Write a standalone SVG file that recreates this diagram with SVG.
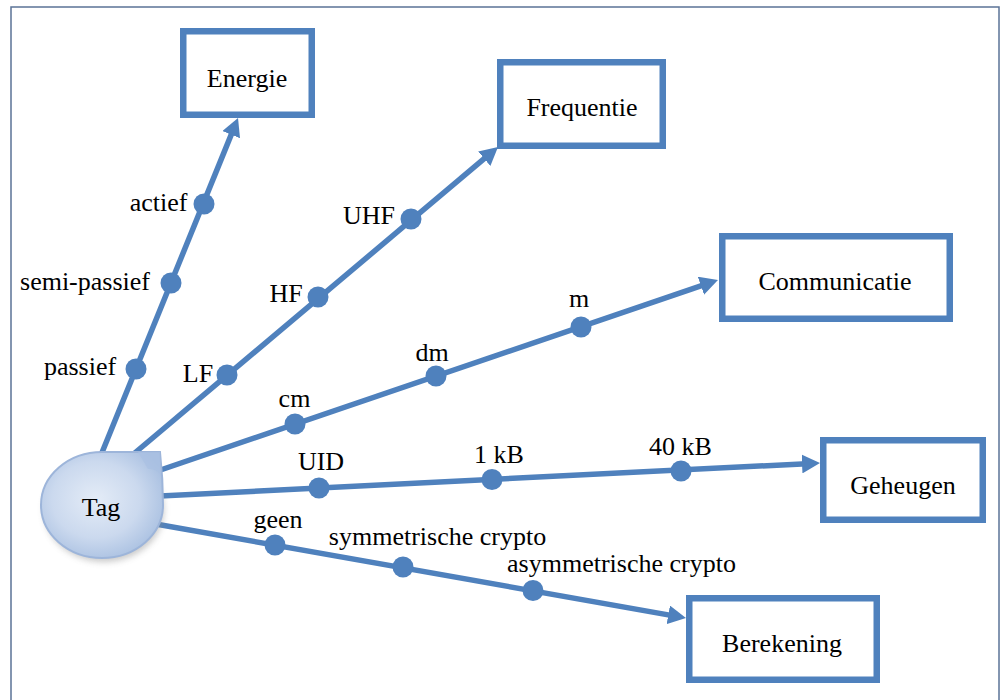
<svg xmlns="http://www.w3.org/2000/svg" width="1002" height="700" viewBox="0 0 1002 700">
<defs>
<style>
.box{fill:#ffffff;stroke:#4f81bd;stroke-width:6.5}
.conn{fill:none;stroke:#4f81bd;stroke-width:5.5;marker-end:url(#arr)}
.dot{fill:#4f81bd}
</style>
<marker id="arr" markerUnits="userSpaceOnUse" viewBox="0 0 18 19" markerWidth="18" markerHeight="19" refX="10" refY="9.5" orient="auto">
<path d="M0,0 L18,9.5 L0,19 Z" fill="#4f81bd"/>
</marker>
<radialGradient id="tagg" cx="0.45" cy="0.45" r="0.6">
<stop offset="0" stop-color="#e4ecf7"/>
<stop offset="0.6" stop-color="#cbd9ee"/>
<stop offset="1" stop-color="#a9c0e1"/>
</radialGradient>
<filter id="sh" x="-30%" y="-30%" width="160%" height="160%">
<feGaussianBlur stdDeviation="3"/>
</filter>
</defs>
<rect x="11" y="7" width="988" height="720" fill="none" stroke="#5b7397" stroke-width="1.5"/>
<g id="connectors">
<line class="conn" x1="101" y1="455" x2="235" y2="125.4"/>
<line class="conn" x1="130" y1="457" x2="491.9" y2="152.2"/>
<line class="conn" x1="140" y1="477" x2="710.4" y2="282.6"/>
<line class="conn" x1="140" y1="497" x2="812" y2="463.4"/>
<line class="conn" x1="150" y1="523" x2="678.1" y2="616.6"/>
<g class="dot">
<circle cx="204" cy="204" r="10.5"/>
<circle cx="171" cy="283" r="10.5"/>
<circle cx="136" cy="369" r="10.5"/>
<circle cx="227" cy="375" r="10.5"/>
<circle cx="318" cy="297" r="10.5"/>
<circle cx="411" cy="219" r="10.5"/>
<circle cx="295" cy="424" r="10.5"/>
<circle cx="436" cy="376" r="10.5"/>
<circle cx="581" cy="327" r="10.5"/>
<circle cx="319" cy="488" r="10.5"/>
<circle cx="492" cy="479.5" r="10.5"/>
<circle cx="681" cy="471" r="10.5"/>
<circle cx="275" cy="545" r="10.5"/>
<circle cx="403" cy="567" r="10.5"/>
<circle cx="533" cy="590.5" r="10.5"/>
</g>
<g font-family="Liberation Serif, serif" font-size="26" fill="#000" text-anchor="middle">
<text x="158.5" y="211" font-family="Liberation Serif, serif">actief</text>
<text x="85" y="290" font-family="Liberation Serif, serif">semi-passief</text>
<text x="80" y="375" font-family="Liberation Serif, serif">passief</text>
<text x="198" y="382" font-family="Liberation Serif, serif">LF</text>
<text x="286" y="302" font-family="Liberation Serif, serif">HF</text>
<text x="369" y="224" font-family="Liberation Serif, serif">UHF</text>
<text x="294.5" y="407" font-family="Liberation Serif, serif">cm</text>
<text x="432" y="361" font-family="Liberation Serif, serif">dm</text>
<text x="579" y="307" font-family="Liberation Serif, serif">m</text>
<text x="321" y="470" font-family="Liberation Serif, serif">UID</text>
<text x="499" y="463" font-family="Liberation Serif, serif">1 kB</text>
<text x="680.5" y="455" font-family="Liberation Serif, serif">40 kB</text>
<text x="278" y="528" font-family="Liberation Serif, serif">geen</text>
<text x="437.5" y="545" font-family="Liberation Serif, serif">symmetrische crypto</text>
<text x="621.5" y="572" font-family="Liberation Serif, serif">asymmetrische crypto</text>
</g>
</g>
<g id="tag">
<ellipse cx="104" cy="510" rx="60" ry="52" fill="#8a8a8a" opacity="0.45" filter="url(#sh)"/>
<path d="M102,452 L160,452 C162,470 163,490 163,505 A61,53 0 1 1 102,452 Z" fill="url(#tagg)" stroke="#9db5da" stroke-width="2"/>
<path d="M138,452 L160,452 L161,474 C157,470 152,469 148,469 Z" fill="#a9c0e2" opacity="0.7"/>
<text x="101" y="516" font-family="Liberation Serif, serif" font-size="26" text-anchor="middle">Tag</text>
</g>
<g id="energie">
<rect class="box" x="183.25" y="31.25" width="128.5" height="83.5"/>
<text x="247" y="87" font-family="Liberation Serif, serif" font-size="26" text-anchor="middle">Energie</text>
</g>
<g id="frequentie">
<rect class="box" x="500.25" y="62.25" width="162.5" height="83.5"/>
<text x="582" y="116" font-family="Liberation Serif, serif" font-size="26" text-anchor="middle">Frequentie</text>
</g>
<g id="communicatie">
<rect class="box" x="722.25" y="236.25" width="227.5" height="82.5"/>
<text x="835" y="290" font-family="Liberation Serif, serif" font-size="26" text-anchor="middle">Communicatie</text>
</g>
<g id="geheugen">
<rect class="box" x="823.25" y="440.25" width="159.5" height="79.5"/>
<text x="903" y="494" font-family="Liberation Serif, serif" font-size="26" text-anchor="middle">Geheugen</text>
</g>
<g id="berekening">
<rect class="box" x="689.25" y="598.25" width="187.5" height="81.5"/>
<text x="782" y="652" font-family="Liberation Serif, serif" font-size="26" text-anchor="middle">Berekening</text>
</g>
</svg>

Task prompt ▸ Leave out the pictures and reproduce the rest of the listing exactly.

Exercise result ▸
Write a standalone SVG file that recreates this diagram with SVG.
<svg xmlns="http://www.w3.org/2000/svg" width="1002" height="700" viewBox="0 0 1002 700">
<defs>
<style>
.box{fill:#ffffff;stroke:#4f81bd;stroke-width:6.5}
.conn{fill:none;stroke:#4f81bd;stroke-width:5.5;marker-end:url(#arr)}
.dot{fill:#4f81bd}
</style>
<marker id="arr" markerUnits="userSpaceOnUse" viewBox="0 0 18 19" markerWidth="18" markerHeight="19" refX="10" refY="9.5" orient="auto">
<path d="M0,0 L18,9.5 L0,19 Z" fill="#4f81bd"/>
</marker>
<radialGradient id="tagg" cx="0.45" cy="0.45" r="0.6">
<stop offset="0" stop-color="#e4ecf7"/>
<stop offset="0.6" stop-color="#cbd9ee"/>
<stop offset="1" stop-color="#a9c0e1"/>
</radialGradient>
<filter id="sh" x="-30%" y="-30%" width="160%" height="160%">
<feGaussianBlur stdDeviation="3"/>
</filter>
</defs>
<rect x="11" y="7" width="988" height="720" fill="none" stroke="#5b7397" stroke-width="1.5"/>
<g id="connectors">
<line class="conn" x1="101" y1="455" x2="235" y2="125.4"/>
<line class="conn" x1="130" y1="457" x2="491.9" y2="152.2"/>
<line class="conn" x1="140" y1="477" x2="710.4" y2="282.6"/>
<line class="conn" x1="140" y1="497" x2="812" y2="463.4"/>
<line class="conn" x1="150" y1="523" x2="678.1" y2="616.6"/>
<g class="dot">
<circle cx="204" cy="204" r="10.5"/>
<circle cx="171" cy="283" r="10.5"/>
<circle cx="136" cy="369" r="10.5"/>
<circle cx="227" cy="375" r="10.5"/>
<circle cx="318" cy="297" r="10.5"/>
<circle cx="411" cy="219" r="10.5"/>
<circle cx="295" cy="424" r="10.5"/>
<circle cx="436" cy="376" r="10.5"/>
<circle cx="581" cy="327" r="10.5"/>
<circle cx="319" cy="488" r="10.5"/>
<circle cx="492" cy="479.5" r="10.5"/>
<circle cx="681" cy="471" r="10.5"/>
<circle cx="275" cy="545" r="10.5"/>
<circle cx="403" cy="567" r="10.5"/>
<circle cx="533" cy="590.5" r="10.5"/>
</g>
<g font-family="Liberation Serif, serif" font-size="26" fill="#000" text-anchor="middle">
<text x="158.5" y="211" font-family="Liberation Serif, serif">actief</text>
<text x="85" y="290" font-family="Liberation Serif, serif">semi-passief</text>
<text x="80" y="375" font-family="Liberation Serif, serif">passief</text>
<text x="198" y="382" font-family="Liberation Serif, serif">LF</text>
<text x="286" y="302" font-family="Liberation Serif, serif">HF</text>
<text x="369" y="224" font-family="Liberation Serif, serif">UHF</text>
<text x="294.5" y="407" font-family="Liberation Serif, serif">cm</text>
<text x="432" y="361" font-family="Liberation Serif, serif">dm</text>
<text x="579" y="307" font-family="Liberation Serif, serif">m</text>
<text x="321" y="470" font-family="Liberation Serif, serif">UID</text>
<text x="499" y="463" font-family="Liberation Serif, serif">1 kB</text>
<text x="680.5" y="455" font-family="Liberation Serif, serif">40 kB</text>
<text x="278" y="528" font-family="Liberation Serif, serif">geen</text>
<text x="437.5" y="545" font-family="Liberation Serif, serif">symmetrische crypto</text>
<text x="621.5" y="572" font-family="Liberation Serif, serif">asymmetrische crypto</text>
</g>
</g>
<g id="tag">
<ellipse cx="104" cy="510" rx="60" ry="52" fill="#8a8a8a" opacity="0.45" filter="url(#sh)"/>
<path d="M102,452 L160,452 C162,470 163,490 163,505 A61,53 0 1 1 102,452 Z" fill="url(#tagg)" stroke="#9db5da" stroke-width="2"/>
<path d="M138,452 L160,452 L161,474 C157,470 152,469 148,469 Z" fill="#a9c0e2" opacity="0.7"/>
<text x="101" y="516" font-family="Liberation Serif, serif" font-size="26" text-anchor="middle">Tag</text>
</g>
<g id="energie">
<rect class="box" x="183.25" y="31.25" width="128.5" height="83.5"/>
<text x="247" y="87" font-family="Liberation Serif, serif" font-size="26" text-anchor="middle">Energie</text>
</g>
<g id="frequentie">
<rect class="box" x="500.25" y="62.25" width="162.5" height="83.5"/>
<text x="582" y="116" font-family="Liberation Serif, serif" font-size="26" text-anchor="middle">Frequentie</text>
</g>
<g id="communicatie">
<rect class="box" x="722.25" y="236.25" width="227.5" height="82.5"/>
<text x="835" y="290" font-family="Liberation Serif, serif" font-size="26" text-anchor="middle">Communicatie</text>
</g>
<g id="geheugen">
<rect class="box" x="823.25" y="440.25" width="159.5" height="79.5"/>
<text x="903" y="494" font-family="Liberation Serif, serif" font-size="26" text-anchor="middle">Geheugen</text>
</g>
<g id="berekening">
<rect class="box" x="689.25" y="598.25" width="187.5" height="81.5"/>
<text x="782" y="652" font-family="Liberation Serif, serif" font-size="26" text-anchor="middle">Berekening</text>
</g>
</svg>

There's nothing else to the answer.